The screenshots below present the interactive user dashboard of my solution. The user inputs all geographical data for the conditions they want to forecast, e. g. location, tilt angle and azimuth of the PV panel. Then, the program fetches PVGIS database data using and API call and presents two graphs. The first one shows actual solar irradiance data across five years for the specified location which is taken from the PVGIS database.

This shows the user how solar irradiance has been changing over time for the specified location and allows them to understand which months bring the highest levels of solar irradiance. Then, a machine learning model for forecasting Global Tilted Irradiance (GTI) is trained on the fetched data and then compared in a scatter plot graph to actual solar irradiance values. The model’s R2 score is also presented. This is for the purpose of demonstrating how accurate the model actually is in predicting GTI values.

On the second tab is dedicated for solar irradiance forecasting and battery charge/discharge cycle simulation. The user inputs all required details, including the month of the year they want to forecast for, how many days the forecast should cover, battery capacity in Ah of their installation, system voltage of their installation, the power rating of their PV panel setup and the total load power of the installation.

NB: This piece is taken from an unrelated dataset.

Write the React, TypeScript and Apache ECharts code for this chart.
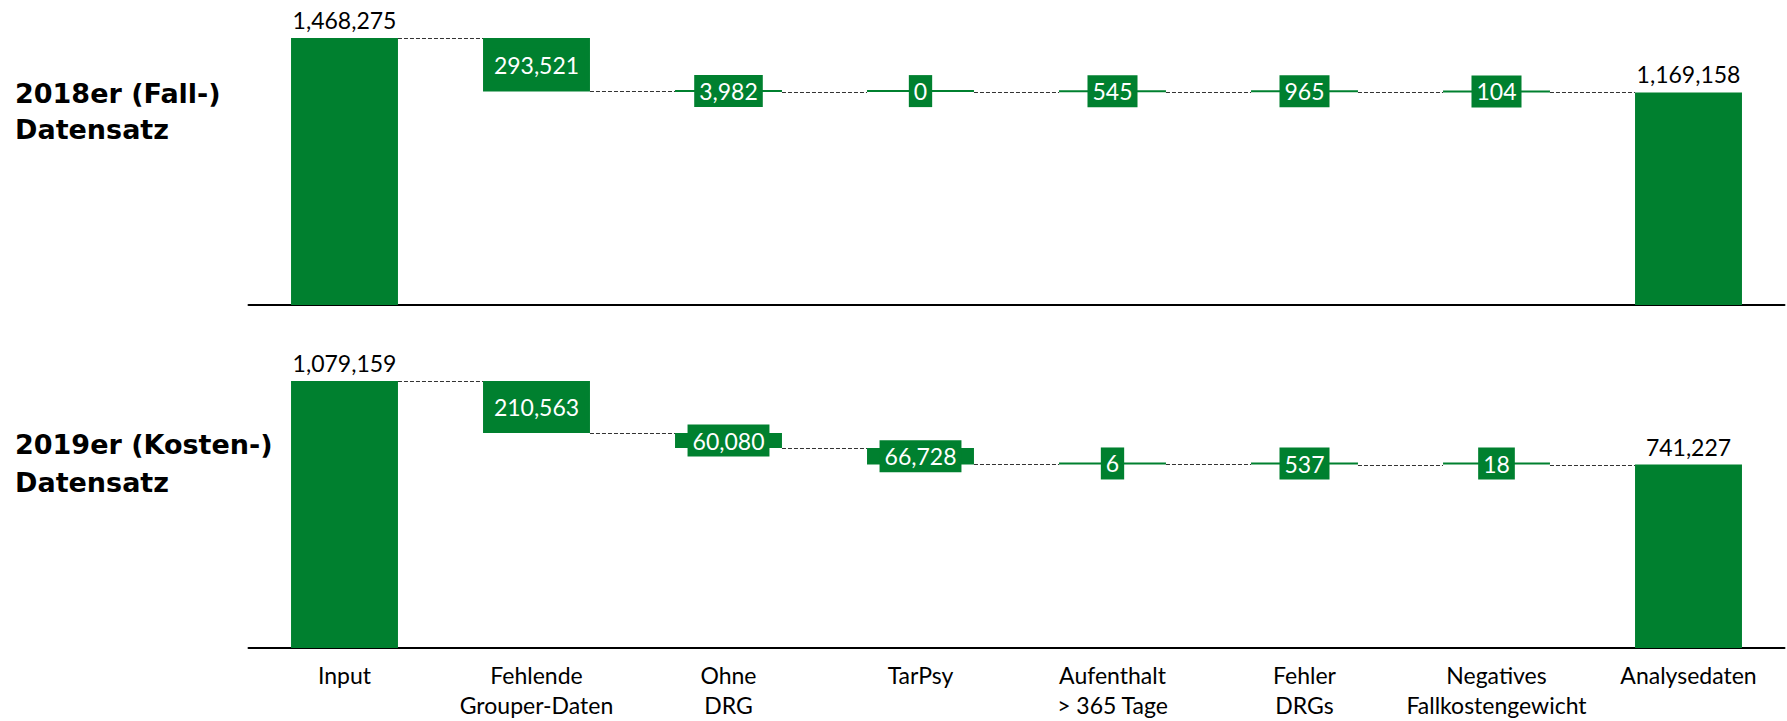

With those specifications, the previously trained model predicts the solar irradiance values across the number of days selected by the user. Additionally, the battery charge and discharge cycles are presented on a continuous line basing on the solar irradiance availability across the different hours of the day. I believe that this tool can be really helpful for artists who are in the process of planning and designing their installation in order to determine how to make their power solution viable and functional under specified by them conditions.

Conclusion

This project was a great learning experience for me. What I loved about it most is being able to work with so many inspiring and knowledgeable individuals without whom I would not be able to achieve the goals of my project. I am really happy with the fact that I was able to study and explore a global issue in depth while at the same time applying it in an academic context, as well as exploring how the scientific and artistic domain converge.